### Material
####

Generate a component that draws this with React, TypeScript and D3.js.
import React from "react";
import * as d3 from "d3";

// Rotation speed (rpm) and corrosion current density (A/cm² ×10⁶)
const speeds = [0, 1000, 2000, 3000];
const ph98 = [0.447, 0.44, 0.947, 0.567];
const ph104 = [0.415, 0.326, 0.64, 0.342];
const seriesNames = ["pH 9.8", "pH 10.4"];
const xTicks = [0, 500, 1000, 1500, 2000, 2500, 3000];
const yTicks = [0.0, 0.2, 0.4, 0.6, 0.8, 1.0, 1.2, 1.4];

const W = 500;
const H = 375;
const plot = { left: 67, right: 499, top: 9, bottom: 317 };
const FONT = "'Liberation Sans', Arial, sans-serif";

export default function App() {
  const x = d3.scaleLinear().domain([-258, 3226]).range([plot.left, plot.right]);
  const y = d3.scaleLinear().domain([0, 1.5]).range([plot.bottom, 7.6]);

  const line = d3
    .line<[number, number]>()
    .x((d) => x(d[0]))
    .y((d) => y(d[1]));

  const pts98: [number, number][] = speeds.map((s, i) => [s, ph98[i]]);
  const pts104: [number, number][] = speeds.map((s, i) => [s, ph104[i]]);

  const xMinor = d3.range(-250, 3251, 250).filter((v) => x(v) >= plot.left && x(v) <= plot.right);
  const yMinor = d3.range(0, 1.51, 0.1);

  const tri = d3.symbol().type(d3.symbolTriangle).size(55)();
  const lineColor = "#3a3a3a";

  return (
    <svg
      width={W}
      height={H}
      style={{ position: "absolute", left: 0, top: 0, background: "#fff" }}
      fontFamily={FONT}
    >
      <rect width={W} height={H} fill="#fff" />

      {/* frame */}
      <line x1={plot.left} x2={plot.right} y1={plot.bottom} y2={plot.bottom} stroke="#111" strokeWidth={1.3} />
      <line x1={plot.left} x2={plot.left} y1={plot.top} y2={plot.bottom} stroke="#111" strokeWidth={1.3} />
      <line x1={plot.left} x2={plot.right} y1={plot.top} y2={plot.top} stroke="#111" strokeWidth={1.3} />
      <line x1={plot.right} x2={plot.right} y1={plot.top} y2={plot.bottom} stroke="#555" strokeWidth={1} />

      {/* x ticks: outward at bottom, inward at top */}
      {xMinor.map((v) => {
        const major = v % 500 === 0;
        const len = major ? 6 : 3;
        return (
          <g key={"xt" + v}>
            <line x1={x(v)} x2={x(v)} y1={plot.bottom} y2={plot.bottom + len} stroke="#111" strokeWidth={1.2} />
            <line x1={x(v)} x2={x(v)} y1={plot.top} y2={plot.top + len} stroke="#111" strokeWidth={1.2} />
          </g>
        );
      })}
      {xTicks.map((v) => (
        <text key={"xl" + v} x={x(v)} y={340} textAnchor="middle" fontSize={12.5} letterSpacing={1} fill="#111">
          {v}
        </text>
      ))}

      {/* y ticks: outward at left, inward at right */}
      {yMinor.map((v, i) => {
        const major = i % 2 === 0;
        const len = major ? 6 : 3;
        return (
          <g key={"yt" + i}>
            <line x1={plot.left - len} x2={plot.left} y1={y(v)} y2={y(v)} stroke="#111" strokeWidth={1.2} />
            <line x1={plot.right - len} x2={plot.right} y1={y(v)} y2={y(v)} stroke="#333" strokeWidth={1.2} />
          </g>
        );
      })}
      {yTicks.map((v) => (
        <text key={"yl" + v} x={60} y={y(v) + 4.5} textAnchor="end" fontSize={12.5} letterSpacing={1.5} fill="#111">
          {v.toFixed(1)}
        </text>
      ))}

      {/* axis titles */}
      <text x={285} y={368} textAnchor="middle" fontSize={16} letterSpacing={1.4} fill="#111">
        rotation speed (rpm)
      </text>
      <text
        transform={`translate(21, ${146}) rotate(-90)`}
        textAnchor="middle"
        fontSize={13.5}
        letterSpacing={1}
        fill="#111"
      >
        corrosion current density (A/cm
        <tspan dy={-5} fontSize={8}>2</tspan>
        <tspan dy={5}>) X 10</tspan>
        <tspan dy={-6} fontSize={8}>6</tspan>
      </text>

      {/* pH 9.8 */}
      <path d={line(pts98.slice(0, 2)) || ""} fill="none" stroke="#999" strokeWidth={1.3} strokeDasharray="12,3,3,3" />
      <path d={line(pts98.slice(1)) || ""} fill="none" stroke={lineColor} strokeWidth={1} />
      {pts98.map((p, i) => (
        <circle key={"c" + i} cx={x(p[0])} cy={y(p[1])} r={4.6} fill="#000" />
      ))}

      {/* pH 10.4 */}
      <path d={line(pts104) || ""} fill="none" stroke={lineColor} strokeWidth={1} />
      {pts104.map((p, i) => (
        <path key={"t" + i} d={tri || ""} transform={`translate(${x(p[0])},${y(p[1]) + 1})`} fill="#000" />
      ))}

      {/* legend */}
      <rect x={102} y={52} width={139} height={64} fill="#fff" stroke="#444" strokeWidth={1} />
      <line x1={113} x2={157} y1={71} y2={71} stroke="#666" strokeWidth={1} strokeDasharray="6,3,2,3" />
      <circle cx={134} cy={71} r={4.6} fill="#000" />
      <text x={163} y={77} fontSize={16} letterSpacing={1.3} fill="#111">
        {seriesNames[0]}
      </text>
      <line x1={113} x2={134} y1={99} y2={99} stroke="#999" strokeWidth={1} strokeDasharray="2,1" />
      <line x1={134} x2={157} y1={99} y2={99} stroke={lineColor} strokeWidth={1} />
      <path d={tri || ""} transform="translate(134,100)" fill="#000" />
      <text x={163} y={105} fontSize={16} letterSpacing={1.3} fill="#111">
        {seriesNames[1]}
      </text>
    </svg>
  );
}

####

### Exercise aim
Please write out the material word for word from its first line through the line holding "d3.scaleLinear().domain([0, 1.5]).range([plot.bottom, 7.6]);", including both, and no line past it.

### Written response
Generate a component that draws this with React, TypeScript and D3.js.
import React from "react";
import * as d3 from "d3";

// Rotation speed (rpm) and corrosion current density (A/cm² ×10⁶)
const speeds = [0, 1000, 2000, 3000];
const ph98 = [0.447, 0.44, 0.947, 0.567];
const ph104 = [0.415, 0.326, 0.64, 0.342];
const seriesNames = ["pH 9.8", "pH 10.4"];
const xTicks = [0, 500, 1000, 1500, 2000, 2500, 3000];
const yTicks = [0.0, 0.2, 0.4, 0.6, 0.8, 1.0, 1.2, 1.4];

const W = 500;
const H = 375;
const plot = { left: 67, right: 499, top: 9, bottom: 317 };
const FONT = "'Liberation Sans', Arial, sans-serif";

export default function App() {
  const x = d3.scaleLinear().domain([-258, 3226]).range([plot.left, plot.right]);
  const y = d3.scaleLinear().domain([0, 1.5]).range([plot.bottom, 7.6]);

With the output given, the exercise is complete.